Every inventor often wonders whether and how his invention can be protected. One thinks immediately about patenting, but this is not necessarily the most appropriate way to protect an invention. Here are some useful questions to ask yourself before definitively opting for a patent.

Prior to filing a patent application

Keep it secret!

It is crucial not to publicly disclose an invention until the patent application has been filed. An invention must meet the condition of novelty in order to be protected by a patent. An inventor who makes his invention public too early could lose the possibility of obtaining a patent on it. This is why it is important to have potential scientific or commercial partners sign confidentiality clauses, and to develop within your company or research laboratory an internal policy for controlling access to the company's site and codes of conduct for workers.

For more information, see Business Secrets: protection by the secrecy of inventions, know-how or information.

During the period you wish to keep your invention secret, it is possible to register the invention by means of the i-DEPOT envelope to avoid future disputes regarding the existence of the invention or its date.

Find out more about the i-DEPOT.

Does my invention meet the conditions for patentability?

Of course, you first need to check whether your invention meets the legal requirements for patentability: it must be

  • new,
  • inventive,
  • susceptible of industrial application and
  • lawful.

You definitely need to check whether your invention is new, i.e. whether no one before you has developed the same invention and made it public, in particular by filing a patent on the invention in question. This check of patents already granted or applied for inventions in your scientific or technological field can be carried out via specialised databases. You can carry out this search yourself, even though it is advisable to have an expert carry out the search. 

File a patent or not?

The next step is to determine whether filing a patent is the best option in your situation.

The advantages of a patent:

  • a patent gives the holder an exclusive right of restriction on an invention. This implies that the owner has the right to restrict third parties from using the invention without prior authorisation. If the patent holder does not wish to exploit his/her invention him or herself, his/her rights may be licensed;
  • owning a patent is likely to strengthen the negotiating position of the holder when collaboration with other companies is being considered. For example, patenting an improvement of an existing invention increases the chances of obtaining a license on this earlier invention. Often, the patent holder on the earlier invention and the patent holder on the improved invention will authorise each other to exploit their inventions, which is called a cross-license;
  • when you wish to be active in a particular field, the possession of patents by third parties may be an obstacle, as their authorisation will be required to use their invention.  By filing a patent application beforehand, you make sure that no one else can prohibit you, on the basis of your patent, from applying this specific invention. Patenting your invention therefore guarantees you a certain "freedom of operation".  See Secrecy;
  • finally, a patent is very good advertising.
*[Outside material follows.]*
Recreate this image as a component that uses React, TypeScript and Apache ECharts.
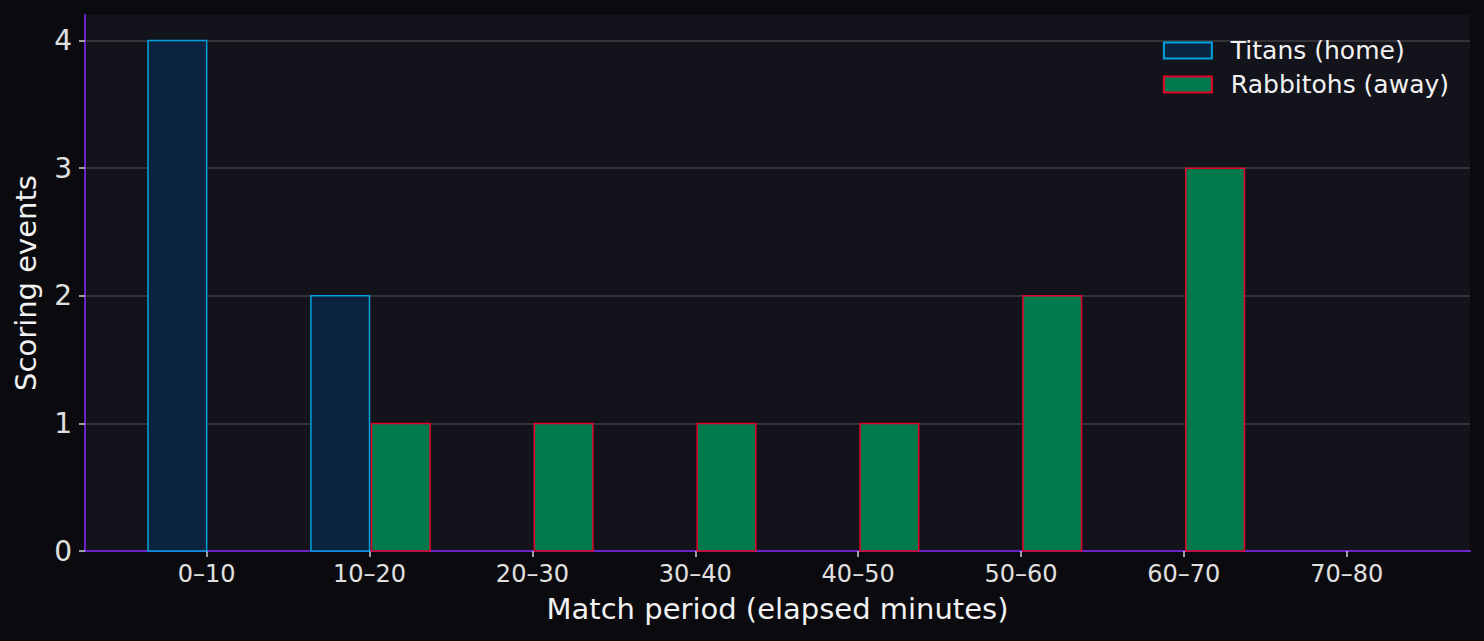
import { useEffect, useRef } from 'react';
import * as echarts from 'echarts';

const periods = ['0–10', '10–20', '20–30', '30–40', '40–50', '50–60', '60–70', '70–80'];
const titansHome = [4, 2, 0, 0, 0, 0, 0, 0];
const rabbitohsAway = [0, 1, 1, 1, 1, 2, 3, 0];
const yTicks = [0, 1, 2, 3, 4];

const FONT = 'DejaVu Sans';
const BAR_W = 0.36;

export default function App() {
  const chartRef = useRef<HTMLDivElement>(null);

  useEffect(() => {
    if (!chartRef.current) return;
    document.body.style.margin = '0';
    const instance = echarts.init(chartRef.current, undefined, { renderer: 'svg' });

    // bar drawn between [i + from, i + to] on the value x axis
    const barRenderer = (from: number, to: number, fill: string, stroke: string) =>
      (_params: unknown, api: any) => {
        const i = api.value(0);
        const v = api.value(1);
        if (!v) return null;
        const p0 = api.coord([i + from, 0]);
        const p1 = api.coord([i + to, v]);
        return {
          type: 'rect',
          shape: { x: p0[0], y: p1[1], width: p1[0] - p0[0], height: p0[1] - p1[1] },
          style: { fill, stroke, lineWidth: 1.5 },
        };
      };

    const idx = periods.map((_, i) => i);

    instance.setOption({
      animation: false,
      backgroundColor: '#0b0b0f',
      textStyle: { fontFamily: FONT },
      grid: {
        left: 85,
        right: 14,
        top: 15,
        bottom: 90,
        show: true,
        backgroundColor: '#12131b',
        borderWidth: 0,
      },
      legend: {
        right: 30,
        top: 33,
        orient: 'vertical',
        itemWidth: 48,
        itemHeight: 16,
        itemGap: 9,
        icon: 'rect',
        textStyle: { color: '#f2f2f2', fontSize: 25, fontFamily: FONT, padding: [0, 0, 0, 14] },
        data: ['Titans (home)', 'Rabbitohs (away)'],
      },
      xAxis: {
        type: 'value',
        min: -0.747,
        max: 7.757,
        splitLine: { show: false },
        axisLine: { show: true, lineStyle: { color: '#6a24c8', width: 2 } },
        axisTick: {
          show: true,
          customValues: idx,
          length: 6,
          lineStyle: { color: '#d0d0d0', width: 1.5 },
        },
        axisLabel: {
          customValues: idx,
          formatter: (v: number) => periods[Math.round(v)] ?? '',
          color: '#e0e0e0',
          fontSize: 24,
          fontFamily: FONT,
          margin: 11,
        },
        name: 'Match period (elapsed minutes)',
        nameLocation: 'middle',
        nameGap: 43,
        nameTextStyle: { color: '#f2f2f2', fontSize: 29, fontFamily: FONT },
      },
      yAxis: {
        type: 'value',
        min: 0,
        max: 4.2,
        interval: 1,
        axisLine: { show: true, onZero: false, lineStyle: { color: '#6a24c8', width: 2 } },
        axisTick: {
          show: true,
          customValues: yTicks,
          length: 6,
          lineStyle: { color: '#d0d0d0', width: 1.5 },
        },
        axisLabel: {
          customValues: yTicks,
          color: '#e0e0e0',
          fontSize: 28,
          fontFamily: FONT,
          margin: 13,
        },
        splitLine: { show: true, lineStyle: { color: '#3e3e42', width: 1.5 } },
        name: 'Scoring events',
        nameLocation: 'middle',
        nameGap: 45,
        nameTextStyle: { color: '#f2f2f2', fontSize: 29, fontFamily: FONT },
      },
      series: [
        {
          name: 'Titans (home)',
          type: 'custom',
          renderItem: barRenderer(-BAR_W, 0, '#0c2340', '#00a3e0'),
          itemStyle: { color: '#0c2340', borderColor: '#00a3e0', borderWidth: 1.5 },
          encode: { x: 0, y: 1 },
          data: titansHome.map((v, i) => [i, v]),
        },
        {
          name: 'Rabbitohs (away)',
          type: 'custom',
          renderItem: barRenderer(0.012, 0.012 + BAR_W, '#007a4d', '#e4002b'),
          itemStyle: { color: '#007a4d', borderColor: '#e4002b', borderWidth: 1.5 },
          encode: { x: 0, y: 1 },
          data: rabbitohsAway.map((v, i) => [i, v]),
        },
      ],
    });

    return () => {
      instance.dispose();
    };
  }, []);

  return <div ref={chartRef} style={{ width: 1484, height: 641 }} />;
}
Third parties know that you are active in a specific field and that you have a strong technological position in this sector.

The disadvantages of a patent:

  • patenting your invention is rather expensive and the commercial success of an invention is not guaranteed;
  • when filing a patent application, you need to describe the invention clearly and in full. This description can be consulted by third parties. This disclosure of the invention may provide third parties with strategic information about your company or allow them to try to improve on the technologies you have invented. Patenting your invention therefore prevents you from keeping it secret;
  • a patent has a limited duration, which is not the case for secrecy. In some cases, secrecy can give you a competitive advantage for a longer period of time than the patent;
  • to guarantee you a certain freedom of operation, you can also make your invention public. That way, no other person will be able to file a patent on this invention because the condition of novelty will no longer be met.

A thorough examination of the advantages and disadvantages for each particular situation is, therefore, necessary.

As soon as you have decided to file a patent, it is important to act quickly. It is the date of the patent application that will determine whether you are the first party to have applied for a patent on the invention in question. It is also by reference to the filing date of the patent application that the novelty of your invention will be assessed.

Which procedure to choose? A Belgian or European patent? Or an international patent application?

If you finally decide to definitively opt for a patent, you must then decide by which procedure you wish to obtain the patent.

  • If only exploitation in Belgium is planned, applying for a Belgian patent at the Intellectual Property Office Belgium (IPObel) is sufficient. This is a fairly simple procedure that does not involve an examination of the conditions for the validity of the patent, but only a verification of the formal requirements. A search on the novelty of the patent is carried out by the European Patent Office. However, the results of this search are only informative for the applicant and do not condition the grant of the Belgian patent. 
  • If, on the other hand, you wish to obtain protection in several European countries, it may be more advantageous to apply for a European patent. The procedure for obtaining this is more complex and time-consuming, due to the requirement to have the conditions of patentability examined, but this examination also makes the patent stronger.
  • If you also wish to protect your invention outside Europe, this can be done by filing an international patent application in order to obtain patents in different countries.

It is also possible to obtain patents in different countries by filing a separate application in each of these countries. This will often prove less effective, both practically and financially, especially if you are seeking protection in multiple countries.